The early date of the collections makes them exceptionally valuable for the history of material culture in the region. My research apparently was the first detailed study of the textiles. Access to the Museum's database provided information regarding measurements, materials, and provenance, as far as known. I was also able to supplement some of the database information from my own field research on the islands.
The research will result in a publication that compares the historical material with more recent developments in the region, with focus on East Flores and the Solor Islands. The textiles collected in 1829 are distinctly different from the weaving done during much of the 20th century. There is, however, a revival in some locations where weavers are beginning to produce cloths that are surprisingly similar to the textiles in the Müller-Macklot collections. How this revival and, possibly, retrieval has come about remains open to speculation, but I have relevant ethnographic information that allows for further interpretation.

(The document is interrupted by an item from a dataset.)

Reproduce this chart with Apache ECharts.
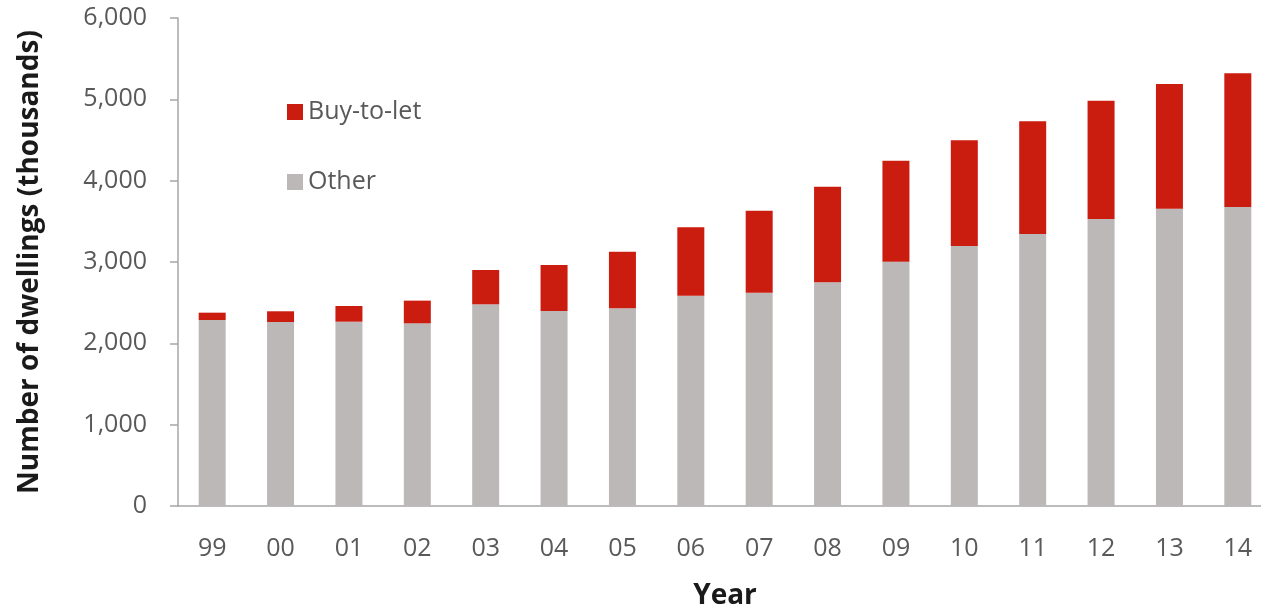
<!DOCTYPE html>
<html>
<head>
<meta charset="utf-8">
<script src="https://cdn.jsdelivr.net/npm/echarts@6/dist/echarts.min.js"></script>
<style>
  html, body { margin: 0; padding: 0; background: #ffffff; }
  #chart { width: 1261px; height: 605px; }
</style>
</head>
<body>
<div id="chart"></div>
<script>
// Dwelling stock by year (thousands)
const years = ['99', '00', '01', '02', '03', '04', '05', '06', '07', '08', '09', '10', '11', '12', '13', '14'];
const other = [2287, 2262, 2266, 2246, 2480, 2398, 2431, 2586, 2623, 2750, 3004, 3197, 3344, 3529, 3656, 3676];
const buyToLet = [90, 132, 193, 279, 422, 565, 696, 840, 1008, 1176, 1242, 1299, 1386, 1455, 1533, 1644];
const yTicks = [0, 1000, 2000, 3000, 4000, 5000, 6000];

const labelFont = 'Open Sans';
const axisGrey = '#a6a6a6';
const textGrey = '#595959';

const chart = echarts.init(document.getElementById('chart'), null, { renderer: 'canvas' });

chart.setOption({
  animation: false,
  backgroundColor: '#ffffff',
  grid: { left: 178, top: 18, width: 1094, height: 488, outerBoundsMode: 'none', containLabel: false },
  legend: {
    orient: 'vertical',
    left: 282,
    top: 94,
    itemWidth: 16,
    itemHeight: 16,
    itemGap: 44,
    icon: 'rect',
    data: ['Buy-to-let', 'Other'],
    textStyle: { fontFamily: labelFont, fontSize: 25, color: textGrey, lineHeight: 26 }
  },
  xAxis: {
    type: 'category',
    data: years,
    name: 'Year',
    nameLocation: 'middle',
    nameGap: 76,
    nameTextStyle: { fontFamily: labelFont, fontSize: 28, fontWeight: 'bold', color: '#1a1a1a' },
    axisLine: { lineStyle: { color: axisGrey, width: 1.5 } },
    axisTick: { length: 8, lineStyle: { color: axisGrey, width: 1.5 } },
    axisLabel: { margin: 30, fontFamily: labelFont, fontSize: 25, color: textGrey }
  },
  yAxis: {
    type: 'value',
    min: 0,
    max: 6000,
    interval: 1000,
    name: 'Number of dwellings (thousands)',
    nameLocation: 'middle',
    nameGap: 134,
    nameTextStyle: { fontFamily: labelFont, fontSize: 28, fontWeight: 'bold', color: '#1a1a1a' },
    axisLine: { show: true, lineStyle: { color: axisGrey, width: 1.5 } },
    axisTick: { show: true, length: 8, lineStyle: { color: axisGrey, width: 1.5 } },
    splitLine: { show: false },
    axisLabel: {
      margin: 31,
      fontFamily: labelFont,
      fontSize: 25,
      color: textGrey,
      formatter: v => yTicks.includes(v) ? v.toLocaleString('en-US') : ''
    }
  },
  series: [
    {
      name: 'Other',
      type: 'bar',
      stack: 'total',
      data: other,
      barWidth: 27,
      itemStyle: { color: '#bcb8b7' }
    },
    {
      name: 'Buy-to-let',
      type: 'bar',
      stack: 'total',
      data: buyToLet,
      barWidth: 27,
      itemStyle: { color: '#cb1c10' }
    }
  ]
});
</script>
</body>
</html>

Regarding the photographic collections in the KITLV, I discovered in July that there was very little material available from the region. This particular part of my proposed research had to be abandoned. It took a different form, though, when I subsequently arranged for a collection of 171 black and white photographs, taken by the German ethnologist Ernst Vatter and his wife in 1928/29 during an expedition to Flores and the Solor-Alor archipelago, to be deposited in the Special Collections archive of the KITLV. On my return in March I made a full study of them, which will result in a KITLV publication of the material.